Les Sud-Africains sont fiers de ce qu'ils ont accompli. Ils ont raison de l'être. Cette première Coupe du monde en sol africain a été un succès d'organisation, à l'exception du cafouillage à l'aéroport de Durban qui a fait manquer la demi-finale Espagne-Allemagne à plus de 1000 spectateurs. Les histoires d'horreur que prédisaient les médias «afro-pessimistes», notamment en Grande-Bretagne, ne se sont jamais matérialisées.

Plus de 3,1 millions de personnes ont assisté aux matchs dans les 10 stades, le troisième total de l'histoire. Parmi eux se trouvaient des centaines de milliers d'étrangers. Ils ont croisé sur leur chemin une armée de bénévoles dont la gentillesse et la bonne humeur n'avaient rien à envier à celles des Chinois lors des Jeux olympiques de 2008. Pour l'Afrique du Sud, ces spectateurs arrivés des États-Unis, de Grande-Bretagne, du Brésil et d'ailleurs seront autant d'ambassadeurs.

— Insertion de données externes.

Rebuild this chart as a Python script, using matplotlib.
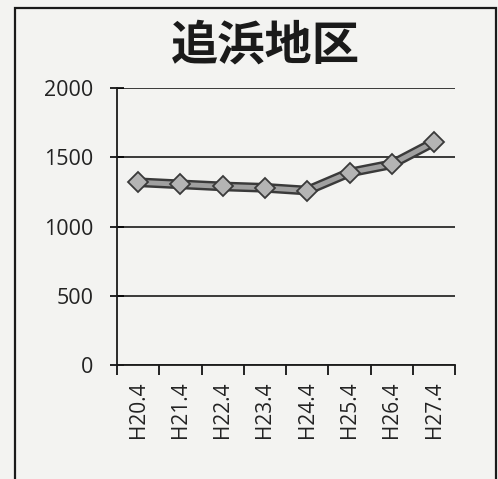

Le grand défi sera de s'assurer que la vague d'énergie positive sur laquelle surfe le pays ne retombe pas, maintenant que le sifflet final a retenti. Il y a lieu d'espérer: les spécialistes qui s'intéressent à l'humeur des populations ont mesuré dans le passé que l'indice de bonheur (ça existe!) du pays hôte d'une Coupe du monde reste significativement plus élevé qu'à l'habitude pendant plusieurs mois, voire quelques années après le tournoi.

Mais l'Afrique du Sud, terre de profondes inégalités sociales, est un cas particulier. Et si les indices qui laissent présager une explosion de violences xénophobes au cours des prochaines semaines ne mentent pas, l'indéniable succès de la Coupe du monde sera vite oublié. Après le mois extraordinaire que vient de vivre le pays, ce serait une tragédie. L'Afrique du Sud a montré au monde un visage souriant et optimiste depuis le 11 juin; la pire chose qu'elle pourrait faire maintenant serait de revêtir le masque grimaçant dont certains aimeraient tant l'affubler.